Despite the goal to unite Missourians around a common cause, rural advocacy groups have been pushing
the EPA for more regulation from the Clean Water Act on corporate farming.

Tim Gibbons, communications director for the Missouri Rural Crisis Center, said the Clean Water Act has not been adequately updated since the industrialization of the livestock industry and factory farms are infringing on the rights of rural family farmers, including their property, water and air.

"At the state and federal level, it's a race to the bottom relative to protecting people who have oftentimes lived here for generations," he said. "What we're doing is not only asking both our state government and our federal government to protect us from these types of operations - corporate operations specifically - but also change some rules so that we can ensure that family farmers stay on the land."

According to a report from Food and Water Watch, a single hog produces around 1.5 tons of manure every year, and all the hog farms in the U.S. produce a total of about 167 million pounds of waste ... equivalent to the waste produced by half the country's human population.

Large scale livestock operators argue corporate farming is more efficient than small scale family farming and does not negatively impact water and air quality, or the livability of communities. Gibbons said rural Missourians and family farmers understand the negative impact that corporate control has had on their lives over the prices they are paid, and they also understand at the consumer level that Missourians are paying the highest prices.
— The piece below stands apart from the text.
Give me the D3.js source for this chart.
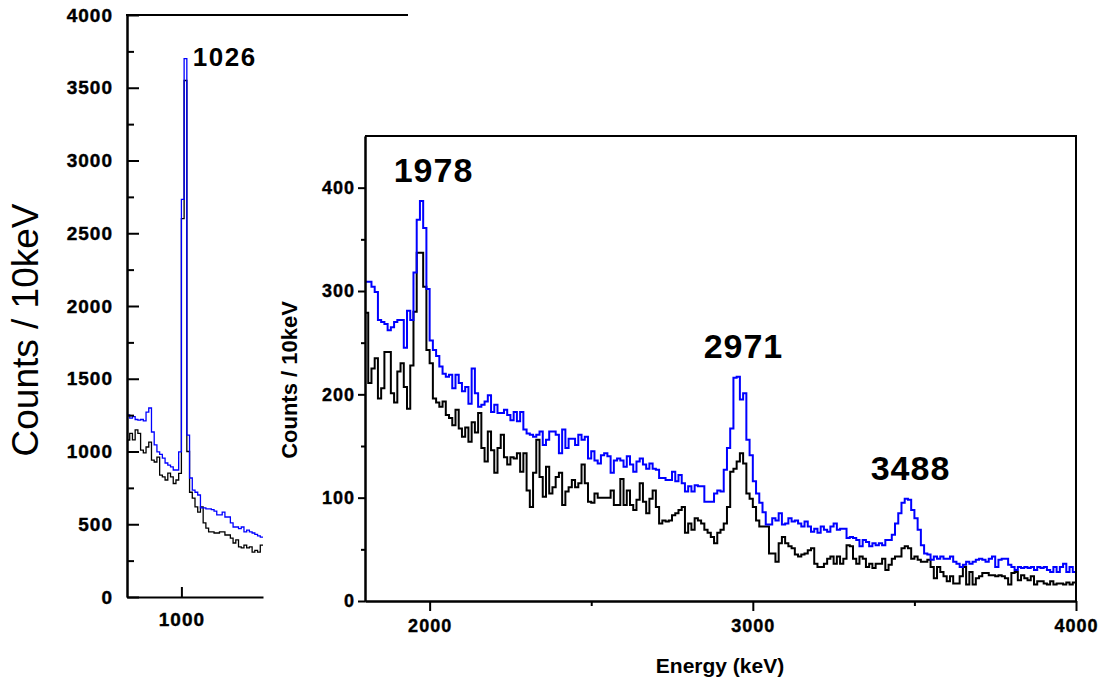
<!DOCTYPE html>
<html>
<head>
<meta charset="utf-8">
<script src="https://cdn.jsdelivr.net/npm/d3@7"></script>
<style>
  html, body { margin: 0; padding: 0; background: #fff; }
  svg { display: block; }
</style>
</head>
<body>
<svg id="chart" width="1100" height="681"></svg>
<script>
// ---- data: counts per 10 keV bin ----
// inset (left), bins start at 800 keV
let insetStart = 800;
let insetBinWidth = 10;
let insetBlue = [1251, 1230, 1240, 1220, 1215, 1220, 1210, 1270, 1299, 1134,
    1045, 997, 980, 955, 921, 907, 894, 873, 873, 997,
    2733, 3700, 1113, 818, 735, 720, 701, 612, 612, 605,
    605, 600, 590, 564, 564, 584, 550, 550, 509, 481,
    481, 470, 481, 447, 460, 447, 440, 430, 420, 412];
let insetBlack = [1079, 1125, 1080, 1148, 1125, 1010, 990, 1031, 1065, 941,
    928, 962, 838, 825, 804, 852, 825, 780, 804, 850,
    2600, 3550, 1000, 720, 680, 619, 584, 619, 509, 474,
    447, 447, 440, 440, 447, 447, 426, 426, 405, 371,
    392, 344, 337, 357, 337, 344, 309, 320, 309, 357];

// main spectrum (right), bins start at 1800 keV
let mainStart = 1800;
let mainBinWidth = 10;
let mainBlue = [309, 309, 304, 299, 272, 270, 268, 262, 265, 270,
    272, 272, 245, 281, 272, 318, 369, 387, 361, 302,
    252, 243, 237, 227, 220, 217, 219, 206, 219, 211,
    203, 207, 191, 225, 201, 188, 190, 193, 199, 183,
    190, 182, 182, 185, 180, 175, 183, 174, 183, 166,
    162, 161, 159, 161, 164, 151, 156, 164, 164, 161,
    143, 166, 148, 157, 157, 151, 161, 156, 159, 138,
    145, 136, 133, 141, 143, 140, 124, 136, 138, 136,
    130, 140, 132, 125, 135, 138, 132, 128, 133, 128,
    127, 119, 119, 117, 117, 125, 116, 122, 114, 106,
    111, 106, 112, 111, 111, 96, 96, 96, 104, 107,
    106, 127, 148, 167, 216, 217, 195, 201, 156, 141,
    116, 104, 95, 86, 74, 74, 80, 78, 85, 74,
    75, 80, 77, 78, 75, 72, 77, 72, 67, 70,
    66, 72, 69, 67, 72, 75, 69, 70, 70, 61,
    62, 61, 59, 53, 59, 57, 53, 56, 54, 56,
    54, 59, 59, 64, 75, 85, 95, 99, 98, 88,
    80, 69, 54, 46, 45, 40, 43, 41, 43, 41,
    41, 43, 38, 36, 33, 35, 38, 36, 38, 40,
    41, 40, 38, 41, 43, 33, 40, 41, 41, 35,
    33, 30, 33, 32, 33, 32, 33, 30, 33, 32,
    33, 30, 28, 33, 28, 33, 36, 28, 33, 28];
let mainBlack = [279, 211, 225, 235, 196, 206, 241, 241, 201, 192,
    222, 230, 207, 186, 228, 280, 337, 337, 304, 243,
    230, 196, 192, 188, 193, 180, 177, 170, 185, 167,
    159, 168, 154, 173, 163, 182, 148, 135, 164, 146,
    124, 148, 161, 139, 132, 139, 138, 143, 125, 143,
    107, 91, 124, 156, 120, 101, 130, 104, 110, 120,
    124, 93, 106, 110, 117, 110, 114, 132, 114, 96,
    95, 104, 100, 100, 100, 100, 107, 93, 93, 118,
    93, 107, 93, 88, 98, 114, 96, 85, 99, 107,
    91, 75, 78, 77, 78, 83, 85, 88, 91, 66,
    75, 69, 80, 78, 75, 69, 66, 62, 56, 66,
    69, 75, 91, 125, 128, 135, 143, 133, 104, 99,
    91, 78, 72, 72, 72, 46, 46, 38, 56, 62,
    56, 53, 51, 45, 43, 45, 46, 49, 51, 36,
    33, 33, 36, 41, 43, 36, 43, 36, 41, 54,
    53, 41, 36, 43, 41, 33, 36, 32, 36, 36,
    41, 30, 35, 41, 43, 43, 51, 53, 51, 41,
    43, 40, 38, 38, 40, 33, 22, 33, 28, 24,
    19, 24, 17, 17, 24, 33, 16, 28, 16, 22,
    24, 27, 27, 25, 25, 24, 25, 24, 22, 16,
    27, 28, 20, 25, 22, 20, 24, 16, 19, 19,
    17, 16, 19, 16, 17, 17, 16, 18, 16, 18];

// axis ticks and labels
let insetYTicks = [0, 500, 1000, 1500, 2000, 2500, 3000, 3500, 4000];
let insetYMinor = [250, 750, 1250, 1750, 2250, 2750, 3250, 3750];
let insetXTicks = [1000];
let mainYTicks = [0, 100, 200, 300, 400];
let mainYMinor = [50, 150, 250, 350];
let mainXTicks = [2000, 3000, 4000];
let mainXMinor = [2500, 3500];
let insetPeak = ["1026"];
let mainPeakEnergy = [1978, 2971, 3488];
let mainPeakLabels = ["1978", "2971", "3488"];

var svg = d3.select("#chart");
let fontFam = "Liberation Sans, Arial, sans-serif";
let plain = d3.format("d");

// scales
let xL = d3.scaleLinear().domain([800, 1300]).range([127, 263]);
let yL = d3.scaleLinear().domain([0, 4000]).range([597, 15]);
let xR = d3.scaleLinear().domain([1800, 4000]).range([365, 1076]);
let yR = d3.scaleLinear().domain([0, 450]).range([601, 136]);

// turn bin values into step points (last bin closed at its upper edge)
function steps(values, start, width) {
    let pts = values.map(function (v, i) {
        return [start + i * width, v];
    });
    pts.push([start + values.length * width, values[values.length - 1]]);
    return pts;
}

function drawSpectrum(values, start, width, x, y, color, lw) {
    let line = d3.line()
        .curve(d3.curveStepAfter)
        .x(function (d) { return x(d[0]); })
        .y(function (d) { return y(d[1]); });
    svg.append("path")
        .datum(steps(values, start, width))
        .attr("fill", "none")
        .attr("stroke", color)
        .attr("stroke-width", lw)
        .attr("d", line);
}

function styleAxis(g, fontSize) {
    g.attr("font-family", fontFam).attr("font-size", fontSize).attr("font-weight", "bold");
    g.select(".domain").attr("stroke", "#000").attr("stroke-width", 2);
    g.selectAll(".tick line").attr("stroke", "#000").attr("stroke-width", 2);
    // slightly heavier digits, like the original plot
    g.selectAll(".tick text")
        .attr("fill", "#000")
        .attr("stroke", "#000")
        .attr("stroke-width", 0.4)
        .attr("letter-spacing", 1);
}

// ---------- inset (left) ----------
drawSpectrum(insetBlack, insetStart, insetBinWidth, xL, yL, "#000", 1.3);
drawSpectrum(insetBlue, insetStart, insetBinWidth, xL, yL, "#0000ff", 1.3);

// minor ticks first, inward
svg.append("g")
    .attr("transform", "translate(" + xL.range()[0] + ",0)")
    .call(d3.axisLeft(yL).tickValues(insetYMinor).tickSizeInner(-7).tickSizeOuter(0).tickFormat(""))
    .call(function (g) { styleAxis(g, 19); });

svg.append("g")
    .attr("transform", "translate(" + xL.range()[0] + ",0)")
    .call(d3.axisLeft(yL).tickValues(insetYTicks).tickSizeInner(-12).tickSizeOuter(0).tickPadding(14).tickFormat(plain))
    .call(function (g) { styleAxis(g, 19); });

svg.append("g")
    .attr("transform", "translate(0," + yL(0) + ")")
    .call(d3.axisBottom(xL).tickValues(insetXTicks).tickSizeInner(-10).tickSizeOuter(0).tickPadding(16).tickFormat(plain))
    .call(function (g) { styleAxis(g, 19); });

// top frame line of the inset
svg.append("line")
    .attr("x1", xL.range()[0] - 1).attr("x2", 408)
    .attr("y1", yL(4000)).attr("y2", yL(4000))
    .attr("stroke", "#000").attr("stroke-width", 2);

// inset peak label, beside the tallest bin
let insetMaxIdx = d3.maxIndex(insetBlue);
svg.append("text")
    .attr("x", xL(insetStart + (insetMaxIdx + 1) * insetBinWidth) + 6)
    .attr("y", yL(insetBlue[insetMaxIdx]) + 7)
    .attr("font-family", fontFam)
    .attr("font-weight", "bold")
    .attr("font-size", 26)
    .attr("letter-spacing", 1.5)
    .text(insetPeak[0]);

// inset y label
svg.append("text")
    .attr("transform", "translate(38,330) rotate(-90)")
    .attr("text-anchor", "middle")
    .attr("font-family", fontFam)
    .attr("font-size", 37)
    .text("Counts / 10keV");

// ---------- main spectrum (right) ----------
drawSpectrum(mainBlack, mainStart, mainBinWidth, xR, yR, "#000", 2);
drawSpectrum(mainBlue, mainStart, mainBinWidth, xR, yR, "#0000ff", 2);

svg.append("g")
    .attr("transform", "translate(" + xR.range()[0] + ",0)")
    .call(d3.axisLeft(yR).tickValues(mainYMinor).tickSizeInner(4).tickSizeOuter(0).tickFormat(""))
    .call(function (g) { styleAxis(g, 18); });

svg.append("g")
    .attr("transform", "translate(" + xR.range()[0] + ",0)")
    .call(d3.axisLeft(yR).tickValues(mainYTicks).tickSizeInner(7).tickSizeOuter(0).tickPadding(3).tickFormat(plain))
    .call(function (g) { styleAxis(g, 18); });

svg.append("g")
    .attr("transform", "translate(0," + yR(0) + ")")
    .call(d3.axisBottom(xR).tickValues(mainXMinor).tickSizeInner(5).tickSizeOuter(0).tickFormat(""))
    .call(function (g) { styleAxis(g, 18); });

svg.append("g")
    .attr("transform", "translate(0," + yR(0) + ")")
    .call(d3.axisBottom(xR).tickValues(mainXTicks).tickSizeInner(10).tickSizeOuter(0).tickPadding(8).tickFormat(plain))
    .call(function (g) { styleAxis(g, 18); });

// top and right frame lines
svg.append("path")
    .attr("d", "M" + xR(1800) + "," + yR(450) + "H" + xR(4000) + "V" + yR(0))
    .attr("fill", "none")
    .attr("stroke", "#000")
    .attr("stroke-width", 2);

// peak labels, placed above the highest bin near each energy
let labelShift = [11, 0, 0];
mainPeakEnergy.forEach(function (e, i) {
    let lo = Math.floor((e - 30 - mainStart) / mainBinWidth);
    let hi = Math.ceil((e + 30 - mainStart) / mainBinWidth);
    let top = d3.max(mainBlue.slice(lo, hi));
    svg.append("text")
        .attr("x", xR(e) + labelShift[i])
        .attr("y", yR(top) - 19)
        .attr("text-anchor", "middle")
        .attr("font-family", fontFam)
        .attr("font-weight", "bold")
        .attr("font-size", 34)
        .attr("letter-spacing", 1)
        .text(mainPeakLabels[i]);
});

// axis titles
svg.append("text")
    .attr("transform", "translate(297,380) rotate(-90)")
    .attr("text-anchor", "middle")
    .attr("font-family", fontFam)
    .attr("font-weight", "bold")
    .attr("font-size", 22)
    .text("Counts / 10keV");

svg.append("text")
    .attr("x", 720)
    .attr("y", 673)
    .attr("text-anchor", "middle")
    .attr("font-family", fontFam)
    .attr("font-weight", "bold")
    .attr("font-size", 21)
    .text("Energy (keV)");
</script>
</body>
</html>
"Their goal is to be able to set up these industrial livestock operations, for example, like 7,000 to 10,000 sows next to family farmers that have lived there for generations. and their mantra is, 'If you don't like it, you can move,'" he explained. "That's not how Missourians treat each other, that's not how we treat our neighbors. But, unfortunately, that's how corporate agribusiness treats people."

This month, the EPA denied a 2017 petition urging the agency to strengthen its factory-farm water pollution regulations under the Clean Water Act. The EPA has instead announced it will form an advisory committee to study the concentrated animal feeding operations' pollution problem and make recommendations on how to regulate them in the future.